The American Airlines reservation center off Hanes Mall Boulevard has its second ownership group in four years, selling for $22.5 million in the process.

Preh Hanes Mall LLC of Nashville, Tenn., and MRK Airlines LLC, based in Trump Tower in New York City, bought the 101,000-square-foot building and 10 acres at 799 Hanes Mall Blvd.

“American Airlines will remain a tenant of the building under its new ownership,” spokesman Derek Walls said.

“We recently renewed the lease for the space we occupy in the building and look forward to continue serving our customers from the Winston-Salem reservations office.”

Walls said the local center has about 700 employees.

The buyers could not be immediately reached for comment on their purchase.

The seller is UR Hanes DST, an affiliate of United Realty of New York City. The deal closed Friday, according to a Forsyth County Register of Deeds filing.

UR Hanes purchased the facility for $15.3 million from Highwoods Realty Ltd. Partnership in August 2015, meaning it had a 47% gain from Friday’s sale.

By comparison, the property had a $10.4 million property-tax value when it was sold by the Highwoods affiliate.

The center was built in 1987.

“More than likely, the lease has been extended since the last purchase of August 2015, which would serve to reduce the cap rate and inherently increase the valuation/purchase price,” said Raymond Collins, with Collins Commercial Properties Inc.

“Additionally, many national/institutional investors are looking to second- and third-tier markets, of which Winston Salem and Greensboro would be included, rather than a singular focus on institutional grade markets, such as Atlanta, Charlotte, Raleigh or Chicago.”

Collins also said that the significant increase in new construction costs for commercial and industrial real estate “has slowed new construction, reducing new construction properties available to the market.”

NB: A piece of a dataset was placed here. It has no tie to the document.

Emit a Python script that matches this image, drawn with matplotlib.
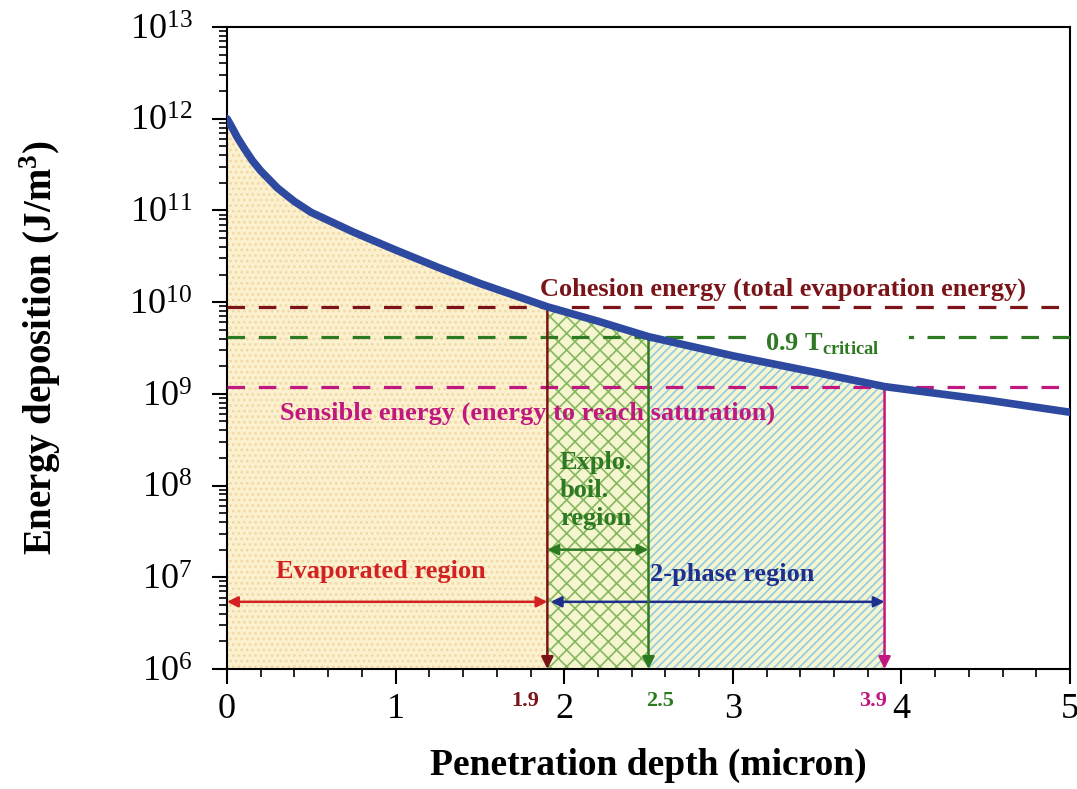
import numpy as np
import matplotlib
matplotlib.use("Agg")
import matplotlib.pyplot as plt
from matplotlib.ticker import LogLocator, MultipleLocator, NullFormatter
import matplotlib.transforms as mtransforms

plt.rcParams['font.family'] = ['Liberation Serif', 'DejaVu Serif']
plt.rcParams['mathtext.fontset'] = 'custom'
plt.rcParams['mathtext.rm'] = 'Liberation Serif'
plt.rcParams['mathtext.bf'] = 'Liberation Serif:bold'
plt.rcParams['hatch.linewidth'] = 1.2

# energy deposition curve
depth = [0.0, 0.03, 0.06, 0.1, 0.15, 0.2, 0.3, 0.4, 0.5, 0.75, 1.0, 1.25, 1.5,
         1.9, 2.2, 2.5, 3.0, 3.5, 3.9, 4.5, 5.0]
energy = [1.0e12, 8.0e11, 6.3e11, 4.8e11, 3.5e11, 2.7e11, 1.75e11, 1.25e11, 9.5e10,
          5.8e10, 3.7e10, 2.4e10, 1.6e10, 8.9e9, 6.2e9, 4.2e9, 2.6e9, 1.7e9,
          1.2e9, 8.6e8, 6.3e8]

# threshold levels
cohesion = 8.9e9
tcrit = 4.2e9
sensible = 1.2e9
x_evap, x_boil, x_2ph = 1.9, 2.5, 3.9

c_red = '#7a1418'
c_green = '#2e7a22'
c_mag = '#c0187f'
c_blue = '#2e4aa0'
c_evap = '#d32020'
c_2ph = '#1f2f8c'

fig = plt.figure(figsize=(10.77, 7.89), dpi=100)
ax = fig.add_axes([0.2108, 0.1521, 0.7827, 0.8137])

x = np.array(depth)
y = np.array(energy)
bottom = 1e6

# filled regions under the curve
m1 = x <= x_evap
m2 = (x >= x_evap) & (x <= x_boil)
m3 = (x >= x_boil) & (x <= x_2ph)
ax.fill_between(x[m1], y[m1], bottom, facecolor='#fcf1cf', linewidth=0, zorder=1)
ax.fill_between(x[m1], y[m1], bottom, facecolor='none', edgecolor='#f2d8a6',
                hatch='...', linewidth=0, zorder=1.1)
ax.fill_between(x[m2], y[m2], bottom, facecolor='#f5f6d0', linewidth=0, zorder=1)
ax.fill_between(x[m2], y[m2], bottom, facecolor='none', edgecolor='#86b860',
                hatch='xx', linewidth=0, zorder=1.1)
ax.fill_between(x[m3], y[m3], bottom, facecolor='#f5f6d0', linewidth=0, zorder=1)
ax.fill_between(x[m3], y[m3], bottom, facecolor='none', edgecolor='#94cae4',
                hatch='////', linewidth=0, zorder=1.1)

# horizontal threshold lines
ax.plot([0, 5], [cohesion, cohesion], color=c_red, lw=2.3, dashes=(5.5, 4.3), zorder=3)
ax.plot([0, 3.15], [tcrit, tcrit], color=c_green, lw=2.3, dashes=(5.5, 4.3), zorder=3)
ax.plot([4.05, 4.065], [tcrit, tcrit], color=c_green, lw=2.3, zorder=3)
ax.plot([4.15, 5], [tcrit, tcrit], color=c_green, lw=2.3, dashes=(5.5, 4.3), zorder=3)
ax.plot([0, 5], [sensible, sensible], color=c_mag, lw=2.3, dashes=(5.5, 4.3), zorder=3)

# curve
ax.plot(x, y, color=c_blue, lw=5.5, solid_capstyle='round', zorder=5)

# vertical drop lines with arrow heads
for xv, yv, col in [(x_evap, cohesion, c_red), (x_boil, tcrit, c_green), (x_2ph, sensible, c_mag)]:
    ax.annotate('', xy=(xv, bottom), xytext=(xv, yv),
                arrowprops=dict(arrowstyle='-|>', color=col, lw=1.8,
                                mutation_scale=18, shrinkA=0, shrinkB=0), zorder=4)

# region arrows
ax.annotate('', xy=(0, 5.4e6), xytext=(x_evap, 5.4e6),
            arrowprops=dict(arrowstyle='<|-|>', color=c_evap, lw=1.8,
                            mutation_scale=16, shrinkA=0, shrinkB=0))
ax.annotate('', xy=(x_evap + 0.02, 5.4e6), xytext=(x_2ph, 5.4e6),
            arrowprops=dict(arrowstyle='<|-|>', color=c_2ph, lw=1.8,
                            mutation_scale=16, shrinkA=0, shrinkB=0))
ax.annotate('', xy=(x_evap, 2.0e7), xytext=(x_boil, 2.0e7),
            arrowprops=dict(arrowstyle='<|-|>', color=c_green, lw=1.8,
                            mutation_scale=16, shrinkA=0, shrinkB=0))

# texts
tk = dict(fontweight='bold', fontsize=19)
ax.text(3.3, 1.38e10, 'Cohesion energy (total evaporation energy)', color=c_red,
        ha='center', va='center', **tk)
ax.text(3.19, 3.5e9, r'0.9 T$_{\mathbf{critical}}$', color=c_green, ha='left',
        va='center', **tk)
ax.text(1.78, 6.2e8, 'Sensible energy (energy to reach saturation)', color=c_mag,
        ha='center', va='center', **tk)
ax.text(0.91, 1.15e7, 'Evaporated region', color=c_evap, ha='center', va='center', **tk)
ax.text(1.975, 2.4e8, 'Explo.\nboil.\nregion', color=c_green, ha='left', va='top',
        linespacing=1.3, **tk)
ax.text(2.51, 1.07e7, '2-phase region', color=c_2ph, ha='left', va='center', **tk)

trans = mtransforms.blended_transform_factory(ax.transData, ax.transAxes)
for xv, lab, col in [(1.77, '1.9', c_red), (2.57, '2.5', c_green), (3.83, '3.9', c_mag)]:
    ax.text(xv, -0.05, lab, color=col, transform=trans, ha='center', va='center',
            fontsize=16, fontweight='bold')

# axes
ax.set_yscale('log')
ax.set_xlim(0, 5)
ax.set_ylim(1e6, 1e13)
ax.xaxis.set_major_locator(MultipleLocator(1))
ax.xaxis.set_minor_locator(MultipleLocator(0.2))
ax.yaxis.set_major_locator(LogLocator(base=10, numticks=20))
ax.yaxis.set_minor_locator(LogLocator(base=10, subs=np.arange(2, 10), numticks=20))
ax.yaxis.set_minor_formatter(NullFormatter())
ax.tick_params(which='major', direction='out', length=11, width=1.5, labelsize=26)
ax.tick_params(which='minor', direction='out', length=6, width=1.2)
ax.tick_params(axis='x', which='major', pad=6)
ax.tick_params(axis='y', which='major', pad=14)
for s in ax.spines.values():
    s.set_linewidth(1.5)

ax.set_xlabel('Penetration depth (micron)', fontsize=27, fontweight='bold', labelpad=16)
ax.set_ylabel(r'Energy deposition (J/m$^{\mathbf{3}}$)', fontsize=28,
              fontweight='bold', labelpad=48)

fig.savefig('out.png', dpi=100)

“Higher construction costs inversely increase the attractiveness of existing properties in that they can be purchased below the cost of new construction/replacement costs.”

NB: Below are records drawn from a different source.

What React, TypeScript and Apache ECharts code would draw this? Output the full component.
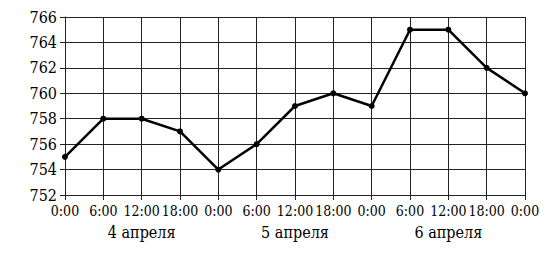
import React, { useEffect, useRef } from "react";
import * as echarts from "echarts";

const times = ["0:00", "6:00", "12:00", "18:00", "0:00", "6:00", "12:00", "18:00", "0:00", "6:00", "12:00", "18:00", "0:00"];
const pressure = [755, 758, 758, 757, 754, 756, 759, 760, 759, 765, 765, 762, 760];
const dayLabels = ["", "", "4 апреля", "", "", "", "5 апреля", "", "", "", "6 апреля", "", ""];

export default function App() {
  const ref = useRef<HTMLDivElement>(null);
  useEffect(() => {
    if (!ref.current) return;
    const chart = echarts.init(ref.current, null, { renderer: "svg" });
    const font = "DejaVu Serif Condensed";
    chart.setOption({
      animation: false,
      backgroundColor: "#fff",
      textStyle: { fontFamily: font },
      grid: { left: 65, right: 27, top: 17, bottom: 63, containLabel: false },
      xAxis: [
        {
          type: "category",
          data: times,
          boundaryGap: false,
          axisLine: { show: true, lineStyle: { color: "#222", width: 1 } },
          axisTick: { show: true, length: 5, interval: 0, lineStyle: { color: "#222" } },
          axisLabel: { interval: 0, color: "#000", fontFamily: font, fontSize: 14, margin: 9 },
          splitLine: { show: true, interval: 0, lineStyle: { color: "#222", width: 1 } },
        },
        {
          type: "category",
          data: dayLabels,
          position: "bottom",
          boundaryGap: false,
          gridIndex: 0,
          axisLine: { show: false },
          axisTick: { show: false },
          splitLine: { show: false },
          axisLabel: { interval: 0, color: "#000", fontFamily: font, fontSize: 16, margin: 29 },
        },
      ],
      yAxis: {
        type: "value",
        min: 752,
        max: 766,
        interval: 2,
        axisLine: { show: true, lineStyle: { color: "#222", width: 1 } },
        axisTick: { show: true, length: 5, lineStyle: { color: "#222" } },
        axisLabel: { color: "#000", fontFamily: font, fontSize: 16, margin: 8 },
        splitLine: { show: true, lineStyle: { color: "#222", width: 1 } },
      },
      series: [
        {
          type: "line",
          data: pressure,
          xAxisIndex: 0,
          symbol: "circle",
          symbolSize: 6,
          lineStyle: { color: "#000", width: 2.5 },
          itemStyle: { color: "#000" },
        },
      ],
    });
    return () => chart.dispose();
  }, []);
  return <div ref={ref} style={{ width: 552, height: 258, position: "absolute", left: 0, top: 0 }} />;
}
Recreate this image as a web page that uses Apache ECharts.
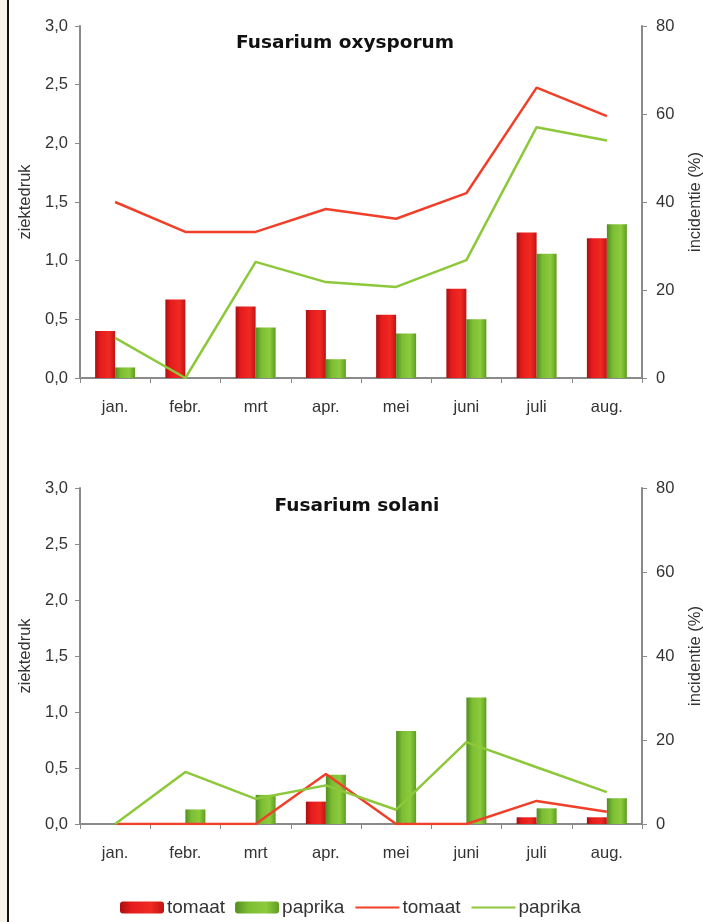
<!DOCTYPE html>
<html>
<head>
<meta charset="utf-8">
<script src="https://cdn.jsdelivr.net/npm/echarts@6/dist/echarts.min.js"></script>
<style>
html,body{margin:0;padding:0;background:#fff;overflow:hidden;}
#wrap{position:relative;width:703px;height:922px;overflow:hidden;}
#strip{position:absolute;left:0;top:0;width:7px;height:922px;background:#f7f2ea;}
#edge{position:absolute;left:7px;top:0;width:2px;height:922px;background:#111;}
#chart{position:absolute;left:0;top:0;width:703px;height:922px;}
</style>
</head>
<body>
<div id="wrap"><div id="chart"></div><div id="strip"></div><div id="edge"></div></div>
<script>
const months = ['jan.', 'febr.', 'mrt', 'apr.', 'mei', 'juni', 'juli', 'aug.'];
const titles = ['Fusarium oxysporum', 'Fusarium solani'];
const leftTicks = [0, 0.5, 1.0, 1.5, 2.0, 2.5, 3.0];
const rightTicks = [0, 20, 40, 60, 80];

// Fusarium oxysporum
const oxyBarTomaat  = [0.40, 0.67, 0.61, 0.58, 0.54, 0.76, 1.24, 1.19];
const oxyBarPaprika = [0.09, 0.00, 0.43, 0.16, 0.38, 0.50, 1.06, 1.31];
const oxyLineTomaat  = [40, 33.2, 33.2, 38.4, 36.2, 42, 66, 59.5];
const oxyLinePaprika = [9.1, 0, 26.4, 21.8, 20.7, 26.8, 57, 54];

// Fusarium solani
const solBarTomaat  = [0, 0, 0, 0.20, 0, 0, 0.06, 0.06];
const solBarPaprika = [0, 0.13, 0.26, 0.44, 0.83, 1.13, 0.14, 0.23];
const solLineTomaat  = [0, 0, 0, 11.9, 0, 0, 5.5, 2.9];
const solLinePaprika = [0, 12.4, 6.0, 9.2, 3.4, 19.5, 13.5, 7.6];

const FONT = '"Liberation Sans", Arial, sans-serif';
const redBar = new echarts.graphic.LinearGradient(0, 0, 1, 0, [
  {offset: 0, color: '#a80f10'}, {offset: 0.25, color: '#e41b1c'},
  {offset: 0.7, color: '#f02a22'}, {offset: 1, color: '#c01414'}]);
const greenBar = new echarts.graphic.LinearGradient(0, 0, 1, 0, [
  {offset: 0, color: '#4f8f1e'}, {offset: 0.3, color: '#7dbd34'},
  {offset: 0.7, color: '#8ccb3c'}, {offset: 1, color: '#5e9d22'}]);
const lineRed = '#f0402a';
const lineGreen = '#8cc83a';
const axisCol = '#8a8a8a';
const labelCol = '#333333';

const grids = [
  {left: 80, right: 61, top: 26, bottom: 544, outerBoundsMode: 'none', containLabel: false},
  {left: 80, right: 61, top: 488, bottom: 98, outerBoundsMode: 'none', containLabel: false}
];

const xAxes = grids.map((g, i) => ({
  type: 'category', gridIndex: i, data: months,
  axisLine: {lineStyle: {color: axisCol, width: 2}},
  axisTick: {show: true, length: 5, lineStyle: {color: axisCol}},
  axisLabel: {color: labelCol, fontFamily: FONT, fontSize: 16.5, margin: 21}
}));

const yAxes = [];
grids.forEach((g, i) => {
  yAxes.push({
    type: 'value', gridIndex: i, min: 0, max: 3, interval: 0.5, position: 'left',
    name: 'ziektedruk', nameLocation: 'middle', nameRotate: 90, nameGap: 45,
    nameTextStyle: {color: labelCol, fontFamily: FONT, fontSize: 16.5},
    axisLine: {show: true, lineStyle: {color: axisCol, width: 2}},
    axisTick: {show: true, length: 5, lineStyle: {color: axisCol}},
    splitLine: {show: false},
    axisLabel: {color: labelCol, fontFamily: FONT, fontSize: 16.5, margin: 12,
      formatter: v => v.toFixed(1).replace('.', ',')}
  });
  yAxes.push({
    type: 'value', gridIndex: i, min: 0, max: 80, interval: 20, position: 'right',
    name: 'incidentie (%)', nameLocation: 'middle', nameRotate: 90, nameGap: 45,
    nameTextStyle: {color: labelCol, fontFamily: FONT, fontSize: 16.5},
    axisLine: {show: true, lineStyle: {color: axisCol, width: 2}},
    axisTick: {show: true, length: 5, lineStyle: {color: axisCol}},
    splitLine: {show: false},
    axisLabel: {color: labelCol, fontFamily: FONT, fontSize: 16.5, margin: 14}
  });
});

function bar(name, data, color, gi) {
  return {type: 'bar', name: name, data: data, xAxisIndex: gi, yAxisIndex: gi * 2,
    barWidth: 20, barGap: '0%', itemStyle: {color: color}, z: 2};
}
function line(name, data, color, gi) {
  return {type: 'line', name: name, data: data, xAxisIndex: gi, yAxisIndex: gi * 2 + 1,
    symbol: 'none', lineStyle: {color: color, width: 2.5}, itemStyle: {color: color}, z: 3};
}

const legendText = {'tomaat-bar': 'tomaat', 'paprika-bar': 'paprika',
  'tomaat-lijn': 'tomaat', 'paprika-lijn': 'paprika'};

const titleStyle = {fontFamily: '"DejaVu Sans", sans-serif', fontWeight: 'bold', fontSize: 18.5, color: '#111'};

const option = {
  animation: false,
  backgroundColor: '#ffffff',
  title: [
    {text: titles[0], left: 340, top: 29, textAlign: 'center', textStyle: titleStyle},
    {text: titles[1], left: 352, top: 492, textAlign: 'center', textStyle: titleStyle}
  ],
  legend: {
    bottom: 0, left: 115, itemWidth: 44, itemHeight: 12, itemGap: 10,
    data: [
      {name: 'tomaat-bar'},
      {name: 'paprika-bar'},
      {name: 'tomaat-lijn', itemStyle: {opacity: 0}, lineStyle: {width: 2}},
      {name: 'paprika-lijn', itemStyle: {opacity: 0}, lineStyle: {width: 2}}
    ],
    formatter: n => legendText[n],
    textStyle: {color: labelCol, fontFamily: FONT, fontSize: 19, padding: [0, 0, 0, -2]}
  },
  grid: grids,
  xAxis: xAxes,
  yAxis: yAxes,
  series: [
    bar('tomaat-bar', oxyBarTomaat, redBar, 0),
    bar('paprika-bar', oxyBarPaprika, greenBar, 0),
    line('tomaat-lijn', oxyLineTomaat, lineRed, 0),
    line('paprika-lijn', oxyLinePaprika, lineGreen, 0),
    bar('tomaat-bar', solBarTomaat, redBar, 1),
    bar('paprika-bar', solBarPaprika, greenBar, 1),
    line('tomaat-lijn', solLineTomaat, lineRed, 1),
    line('paprika-lijn', solLinePaprika, lineGreen, 1)
  ]
};

const chart = echarts.init(document.getElementById('chart'), null, {renderer: 'canvas'});
chart.setOption(option);
</script>
</body>
</html>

Collins also said “some investors see the stock market as nearing a peek, and therefore looking for the solid returns found in long term leased investment real estate.”

The sale of the American reservations center comes just a week after a high-profile Chicago medical real-estate investment trust expanded its ownership presence in the Winston-Salem area in a major way by spending a combined $83.86 million on seven properties.

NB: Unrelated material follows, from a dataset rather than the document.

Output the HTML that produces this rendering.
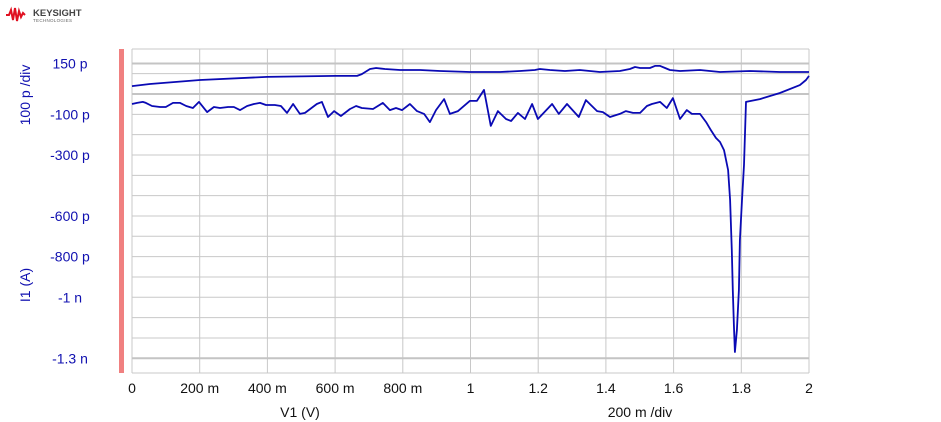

In each instance, Novant Health Inc. leases the properties.

The most expensive of the seven deals is the Winston-Salem 250A APL MP LLC affiliate of MB Real Estate spending $33.4 million for the Winston-Salem Health Care facility at 250 Charlois Blvd.

The sellers in each instance are affiliates of BCC Carolina LLC of Key West, Fla. The BCC Carolina groups paid a combined $35 million for the four properties in July 2009.

Altogether, the MB Real Estate affiliates have spent a combined $124.85 million on 13 Triad properties since May.

John H. Boyd, with site-selection firm The Boyd Co. of Princeton, N.J., said the premium being paid for commercial real-estate properties is a reflection of “strong economic, demographic and technological drivers are in all place now.”